For patient flow, there are a couple of solutions out there that integrate bed management, facilities management, [and] is able to track and display data very quickly. It’s real-time information once a room is clean, once a room’s reserved, where the patient is at any one time in the system, and that helps with patient flow. … It’s those kinds of add-ons that help with infrastructure and displaying data that is the most useful.
And there are a whole bunch of patient engagement tools that are smartphone-driven, some are wearable products we use on our cardiology patients to check heart rate rhythms. Those are useful products to give us information in the ambulatory environment to see what they look like when they are not in the hospital.

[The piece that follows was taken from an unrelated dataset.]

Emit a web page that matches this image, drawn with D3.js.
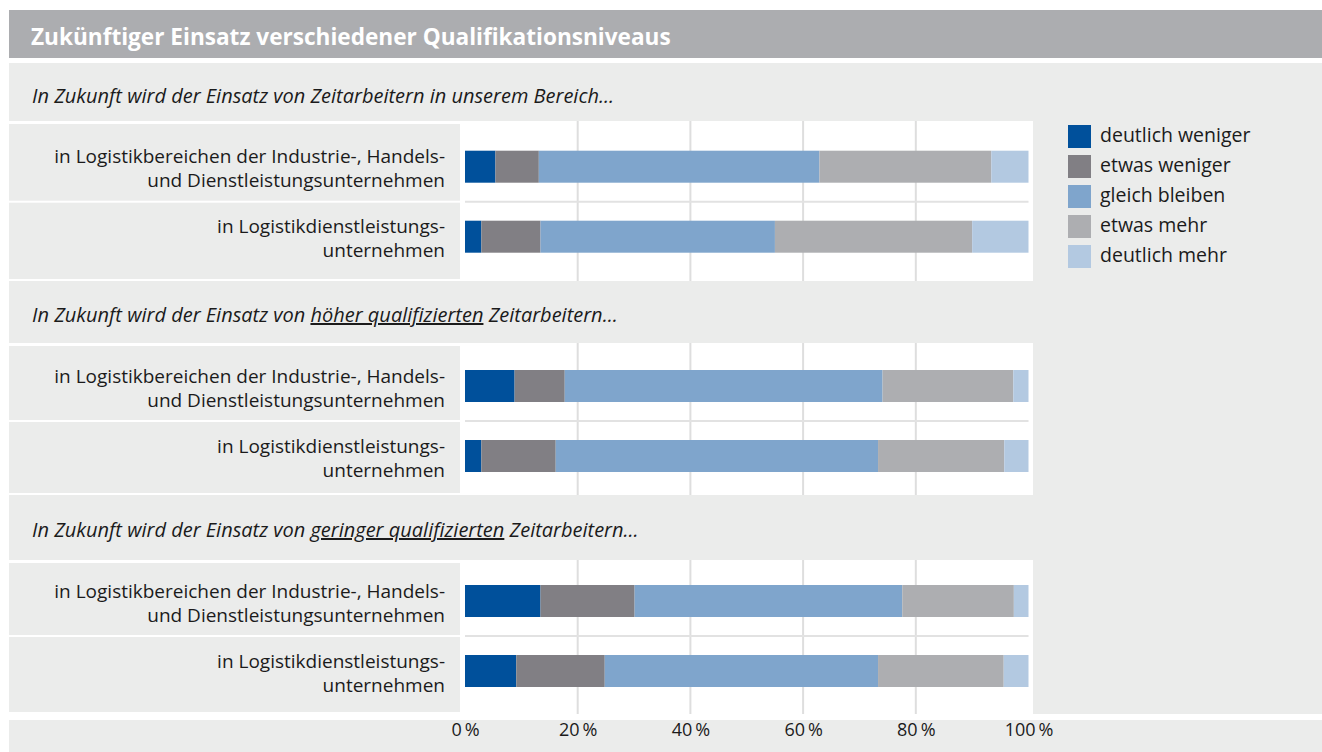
<!DOCTYPE html>
<html lang="de">
<head>
<meta charset="utf-8">
<script src="https://cdn.jsdelivr.net/npm/d3@7"></script>
<style>
  html, body { margin: 0; padding: 0; background: #ffffff; }
  svg { display: block; font-family: "Open Sans", Lato, sans-serif; }
</style>
</head>
<body>
<svg id="chart" width="1322" height="752"></svg>
<script>
// ---- data -------------------------------------------------------------
const title = "Zukünftiger Einsatz verschiedener Qualifikationsniveaus";

// answer categories (stack order, left to right)
const categories = ["deutlich weniger", "etwas weniger", "gleich bleiben", "etwas mehr", "deutlich mehr"];

// question blocks: text before / underlined part / text after
const questionPre  = ["In Zukunft wird der Einsatz von Zeitarbeitern in unserem Bereich...",
                      "In Zukunft wird der Einsatz von ",
                      "In Zukunft wird der Einsatz von "];
const questionMark = ["", "höher qualifizierten", "geringer qualifizierten"];
const questionPost = ["", " Zeitarbeitern...", " Zeitarbeitern..."];

// respondent groups inside each block (two text lines each)
const rowLabels = [
  ["in Logistikbereichen der Industrie-, Handels-", "und Dienstleistungsunternehmen"],
  ["in Logistikdienstleistungs-", "unternehmen"]
];

// shares in percent, one value per bar (block 1 row 1, block 1 row 2, block 2 row 1, ...)
const deutlichWeniger = [5.4, 2.9, 8.8, 2.9, 13.4, 9.1];
const etwasWeniger    = [7.7, 10.5, 8.9, 13.2, 16.7, 15.7];
const gleichBleiben   = [49.8, 41.6, 56.4, 57.2, 47.5, 48.5];
const etwasMehr       = [30.5, 35.0, 23.2, 22.4, 19.8, 22.3];
const deutlichMehr    = [6.6, 10.0, 2.7, 4.3, 2.6, 4.4];

const xTicks = [0, 20, 40, 60, 80, 100];

// ---- styling / layout -------------------------------------------------
const colors = ["#00509b", "#817f84", "#7fa5cc", "#adaeb1", "#b3c9e1"];
const panelFill = "#ebeceb";
const gridColor = "#dedede";
const textColor = "#1b1b1b";

const W = 1322, H = 752;
const panelX = 9;
const labelRight = 460;          // right edge of the label column
const plotRight = 1033;          // right edge of the white plot area
const blockSubY   = [103, 322, 537];   // baselines of the question lines
const blockTop    = [121, 343, 560];   // plot areas
const blockBottom = [281, 495, 714];
const blockBarTop = [150.7, 370, 585]; // first bar of each block
const barH = 32, barStep = 70;
const labelSize = 19, labelLine = 24;

const svg = d3.select("#chart");

// stacked series
const table = deutlichWeniger.map((_, i) => ({
  idx: i,
  block: Math.floor(i / 2),
  row: i % 2,
  [categories[0]]: deutlichWeniger[i],
  [categories[1]]: etwasWeniger[i],
  [categories[2]]: gleichBleiben[i],
  [categories[3]]: etwasMehr[i],
  [categories[4]]: deutlichMehr[i]
}));
const series = d3.stack().keys(categories)(table);

const x = d3.scaleLinear().domain([0, 100]).range([465, 1028.5]);
const color = d3.scaleOrdinal().domain(categories).range(colors);

// ---- background -------------------------------------------------------
svg.append("rect").attr("x", 0).attr("y", 0).attr("width", W).attr("height", H).attr("fill", "#fff");
svg.append("rect").attr("x", panelX).attr("y", 10).attr("width", W - panelX).attr("height", 48)
  .attr("fill", "#acadb0");
svg.append("text").attr("x", 31).attr("y", 45)
  .attr("fill", "#fff").attr("font-weight", 700).attr("font-size", 22.6)
  .text(title);
svg.append("rect").attr("x", panelX).attr("y", 63).attr("width", W - panelX).attr("height", H - 63)
  .attr("fill", panelFill);
// separator above the axis band
svg.append("rect").attr("x", panelX).attr("y", 714).attr("width", W - panelX).attr("height", 6)
  .attr("fill", "#fff");

// ---- blocks -----------------------------------------------------------
const blocks = d3.range(3).map(b => {
  const y = d3.scaleBand().domain([0, 1])
    .range([blockBarTop[b] - (barStep - barH) / 2, blockBarTop[b] - (barStep - barH) / 2 + 2 * barStep])
    .paddingInner((barStep - barH) / barStep)
    .paddingOuter((barStep - barH) / barStep / 2);
  return { b, y, sep: blockBarTop[b] + barH + (barStep - barH) / 2 };
});

blocks.forEach(({ b, y, sep }) => {
  const top = blockTop[b], bottom = blockBottom[b];
  const g = svg.append("g");

  // question line
  const q = g.append("text").attr("x", 32).attr("y", blockSubY[b])
    .attr("font-style", "italic").attr("font-size", 20).attr("fill", textColor);
  q.append("tspan").text(questionPre[b]);
  if (questionMark[b]) {
    q.append("tspan").attr("text-decoration", "underline").text(questionMark[b]);
    q.append("tspan").text(questionPost[b]);
  }

  // label column: white frame with grey cells
  g.append("rect").attr("x", panelX).attr("y", top).attr("width", labelRight - panelX)
    .attr("height", bottom - top).attr("fill", "#fff");
  g.append("rect").attr("x", panelX).attr("y", top + 3).attr("width", labelRight - panelX)
    .attr("height", sep - 1 - (top + 3)).attr("fill", panelFill);
  g.append("rect").attr("x", panelX).attr("y", sep + 1).attr("width", labelRight - panelX)
    .attr("height", bottom - 2 - (sep + 1)).attr("fill", panelFill);

  // plot area
  g.append("rect").attr("x", labelRight).attr("y", top).attr("width", plotRight - labelRight)
    .attr("height", bottom - top).attr("fill", "#fff");
  g.selectAll("line.grid").data(xTicks.filter(t => t > 0 && t < 100)).join("line")
    .attr("class", "grid")
    .attr("x1", d => x(d)).attr("x2", d => x(d))
    .attr("y1", top).attr("y2", bottom)
    .attr("stroke", gridColor).attr("stroke-width", 2);
  g.append("line").attr("x1", x(0)).attr("x2", x(100)).attr("y1", sep).attr("y2", sep)
    .attr("stroke", "#e2e2e2").attr("stroke-width", 2);

  // bars
  series.forEach(s => {
    g.selectAll(null).data(s.filter(d => d.data.block === b)).join("rect")
      .attr("x", d => x(d[0]))
      .attr("width", d => x(d[1]) - x(d[0]))
      .attr("y", d => y(d.data.row))
      .attr("height", y.bandwidth())
      .attr("fill", color(s.key));
  });

  // row labels, one text element per line
  rowLabels.forEach((lines, r) => {
    const cy = y(r) + y.bandwidth() / 2 + 2;
    lines.forEach((line, k) => {
      g.append("text").attr("text-anchor", "end")
        .attr("font-size", labelSize).attr("fill", textColor)
        .attr("x", 445).attr("y", cy + (k - 0.5) * labelLine + 6.5)
        .text(line);
    });
  });
});

// ---- x axis -----------------------------------------------------------
const axis = svg.append("g").attr("transform", "translate(0,723)")
  .call(d3.axisBottom(x).tickValues(xTicks).tickSize(0).tickPadding(0)
    .tickFormat(d => d + "\u2009%"));
axis.select(".domain").remove();
axis.selectAll("text").attr("font-family", "'Open Sans', sans-serif").attr("font-size", 18)
  .attr("fill", textColor).attr("dy", "0.72em");

// ---- legend -----------------------------------------------------------
const legend = svg.append("g").attr("transform", "translate(1068,125)");
const item = legend.selectAll("g").data(categories).join("g")
  .attr("transform", (d, i) => `translate(0,${i * 30})`);
item.append("rect").attr("width", 23).attr("height", 23).attr("fill", d => color(d));
item.append("text").attr("x", 32).attr("y", 11.5).attr("dy", "0.3em")
  .attr("font-size", 19.5).attr("fill", textColor).text(d => d);
</script>
</body>
</html>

Q What are some ways medical organizations are using data gathered through HIT in clinical and operational decisions that perhaps could not be done in the past? What do you think is the next, most pressing innovation in health IT that should occur?
We have one really good example where we have a device that can be implanted into a pulmonary artery. It measures the pulmonary artery pressures. [With] our patients with congestive heart failure, we get real-time download of what their pressures are at any one time. As they gain more and more fluid or fall out of compliance with their medication, we get real-time information with them at home to adjust their medications and their doses. That is a relatively straightforward catherization implant. Safe. Reliable. And it helps keep those patients well, keeps them out of the hospital, and it’s something you couldn’t have done before. It’s a Wi-Fi driven device. It’s used with the cloud, and we’re able to download the information here [at the hospital].
Similarly, in the last several years we’ve had more and more applications that are able to download blood pressures, blood sugars, sleep-wake cycles for sleep apnea, that kind of stuff. Those are good innovations we didn’t have previously that are very helpful.
The other thing you’ll see more and more of are smart houses, or smart homes; patients can be fully monitored in their house. If they haven’t gone out of their bedroom in 14 or 18 hours, people can be alerted if they are sick or they are hurt. If they are in the bathroom and haven’t come out of the bathroom because they fell and are injured, you can do that. You can have devices in the house that record blood pressure, motion, did they take medication. … Those will be innovations we will see in the next several years.
The stuff they are using today are really smartphone-based technologies. For diabetes, hypertension, for COPD with heart rate and O2 saturations. They’ll have others they can download how many steps they did, ambulatory activity. That’s the stuff we are looking at, more on the ambulatory, primary care, health approach.
Rick Mayer is a senior editor with the American Association for Physician Leadership.